Blootletting scene from the 1600's

Bad current treatments are not evidence of an incurable condition.

What's even sadder is that those who are actively fighting against and shutting down attempts to change people's orientation prevent those who WANT to change from having the chance to do so. The APA discourages it; no respected grants promote research in that field. In fact, conversion therapies of any kind are banned for minors in California, New Jersey. and Washington D.C., effectively shutting down the conversation entirely and preventing new and better therapies from ever being developed. For a group that seems so intent on preserving individual rights and freedoms, that seems to be an awful lot of hand-tying.




In some ways, sexual orientation is unlike being left or right-handed. It's fluid; some people feel it to varying degrees and in different ways. Some people have been gay from birth, while others develop a gay orientation because of circumstances such as childhood abuse. Queer theorists agree with me. So if we already acknowledge that orientation has at least an element of changeability, and since clinicians commit to not impose our morality on client, then at the very least, don't people deserve the right to pursue an orientation of their choosing, with our support? For a child whose sexual feelings have been skewed through abuse and desperately wants to change; for a father who has a wife and kids that he loves - shouldn't we at least allow strategies that might help these people, and preserve their families? Or are we so presumptive as to assume that ANY efforts in ANY realm of change strategies are doomed to fail? 

As a Mormon and an American, I respect the right for others to disagree with me on moral and religious issues. I can respect people who reject the concept of changing someone's sexual orientation. But let's not hide behind the weak argument that the whole idea should be rejected outright just because there happen to be bad therapies out there.
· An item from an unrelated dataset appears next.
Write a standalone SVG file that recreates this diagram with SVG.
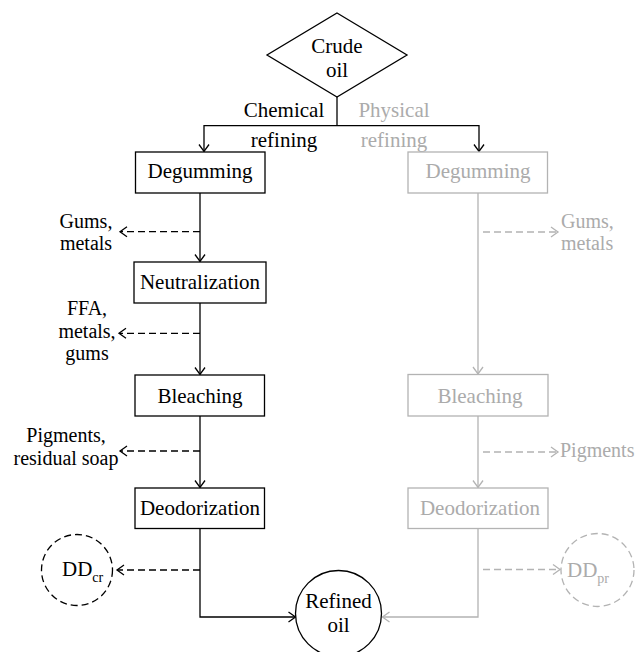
<svg xmlns="http://www.w3.org/2000/svg" width="640" height="652" viewBox="0 0 640 652">
<style>
text{font-family:"Liberation Serif","Times New Roman",serif;font-size:21px;fill:#000}
text.g{fill:#ababab}
text.s{font-size:20px}
.c{text-anchor:middle}
.box{fill:#fff;stroke:#000;stroke-width:1.3}
.gbox{fill:#fff;stroke:#b3b3b3;stroke-width:1.3}
.ln{fill:none;stroke:#000;stroke-width:1.3}
.gln{fill:none;stroke:#b3b3b3;stroke-width:1.3}
.d{stroke-dasharray:7 4}
.sub{font-size:14px}
</style>
<defs>
<marker id="ab" viewBox="-9 -7 11 14" refX="0" refY="0" markerWidth="11" markerHeight="14" markerUnits="userSpaceOnUse" orient="auto">
<path d="M-7,-5 L0,0 L-7,5" fill="none" stroke="#000" stroke-width="1.3"/>
</marker>
<marker id="ag" viewBox="-9 -7 11 14" refX="0" refY="0" markerWidth="11" markerHeight="14" markerUnits="userSpaceOnUse" orient="auto">
<path d="M-7,-5 L0,0 L-7,5" fill="none" stroke="#b3b3b3" stroke-width="1.3"/>
</marker>
</defs>
<rect width="640" height="652" fill="#fff"/>
<g id="connectors">
<path class="ln" d="M337,97 V125.7"/>
<path class="ln" d="M337,125.7 H204 V151.5" marker-end="url(#ab)"/>
<path class="ln" d="M337,125.7 H479 V151.5" marker-end="url(#ab)"/>
<path class="ln" d="M200,193 V261.5" marker-end="url(#ab)"/>
<path class="ln" d="M200,303 V374.5" marker-end="url(#ab)"/>
<path class="ln" d="M200,416 V487.5" marker-end="url(#ab)"/>
<path class="ln" d="M200,528 V617 H295.5" marker-end="url(#ab)"/>
<path class="ln d" d="M200,231.7 H120" marker-end="url(#ab)"/>
<path class="ln d" d="M200,333.3 H119" marker-end="url(#ab)"/>
<path class="ln d" d="M200,451 H120" marker-end="url(#ab)"/>
<path class="ln d" d="M200,570 H117" marker-end="url(#ab)"/>
<path class="gln" d="M478,193 V374" marker-end="url(#ag)"/>
<path class="gln" d="M478,416 V487.5" marker-end="url(#ag)"/>
<path class="gln" d="M478,528 V617 H382.5" marker-end="url(#ag)"/>
<path class="gln d" d="M483,232 H558" marker-end="url(#ag)"/>
<path class="gln d" d="M483,452 H558" marker-end="url(#ag)"/>
<path class="gln d" d="M483,569.5 H560" marker-end="url(#ag)"/>
</g>
<g id="crude-oil">
<polygon class="box" points="337,13 407,55 337,97 267,55"/>
<text class="c" x="337" y="53">Crude</text>
<text class="c" x="337" y="77">oil</text>
</g>
<g id="label-chemical">
<text class="c" x="284" y="117">Chemical</text>
<text class="c" x="284" y="147">refining</text>
</g>
<g id="label-physical">
<text class="c g" x="394" y="117">Physical</text>
<text class="c g" x="394" y="147">refining</text>
</g>
<g id="degumming-cr">
<rect class="box" x="135.5" y="152" width="129.5" height="41"/>
<text class="c" x="200" y="178">Degumming</text>
</g>
<g id="neutralization">
<rect class="box" x="134" y="262" width="132" height="41"/>
<text class="c" x="200" y="289">Neutralization</text>
</g>
<g id="bleaching-cr">
<rect class="box" x="135" y="375" width="129.5" height="41"/>
<text class="c" x="200" y="402.5">Bleaching</text>
</g>
<g id="deodorization-cr">
<rect class="box" x="135" y="488" width="129.5" height="40.5"/>
<text class="c" x="200" y="514.5">Deodorization</text>
</g>
<g id="byproduct-gums-cr">
<text class="c s" x="86" y="227.5">Gums,</text>
<text class="c s" x="86" y="250">metals</text>
</g>
<g id="byproduct-ffa">
<text class="c s" x="87" y="315">FFA,</text>
<text class="c s" x="87" y="337.5">metals,</text>
<text class="c s" x="87" y="360">gums</text>
</g>
<g id="byproduct-pigments-cr">
<text class="c s" x="66" y="442">Pigments,</text>
<text class="c s" x="66" y="465">residual soap</text>
</g>
<g id="dd-cr">
<circle class="ln d" cx="77" cy="570" r="35.5"/>
<text x="62" y="576">DD<tspan class="sub" dy="6">cr</tspan></text>
</g>
<g id="degumming-pr">
<rect class="gbox" x="408" y="152" width="139.5" height="41"/>
<text class="c g" x="478" y="178">Degumming</text>
</g>
<g id="bleaching-pr">
<rect class="gbox" x="408" y="374.5" width="140" height="41.5"/>
<text class="c g" x="480" y="402.5">Bleaching</text>
</g>
<g id="deodorization-pr">
<rect class="gbox" x="408" y="488" width="140" height="40.5"/>
<text class="c g" x="480" y="514.5">Deodorization</text>
</g>
<g id="byproduct-gums-pr">
<text class="g s" x="561" y="227.5">Gums,</text>
<text class="g s" x="561" y="250">metals</text>
</g>
<g id="byproduct-pigments-pr">
<text class="g s" x="560" y="457">Pigments</text>
</g>
<g id="dd-pr">
<circle class="gln d" cx="597.5" cy="570" r="36.5"/>
<text class="g" x="567" y="577">DD<tspan class="sub" dy="6">pr</tspan></text>
</g>
<g id="refined-oil">
<circle class="box" cx="338.5" cy="613.5" r="43"/>
<text class="c" x="338.5" y="608">Refined</text>
<text class="c" x="338.5" y="632">oil</text>
</g>
</svg>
It is a moral issue, and both sides are taking a moral stance.  If you are someone who believes that homosexuality is a disorder that should cured, then let's stop defending bad programs and let's get to work figuring out how to do it right. A lot of people are waiting on us.







1 comment:

  1. I only check my blog newsfeed looking to see if any of three blogs have been updated, and yours is one of those three. I love your insight and well-worded opinions of these important social issues.
    I have questions about this particular issue, more about what the call to action is for a layman like me, but. We can chat over German chocolate in a couple of weeks.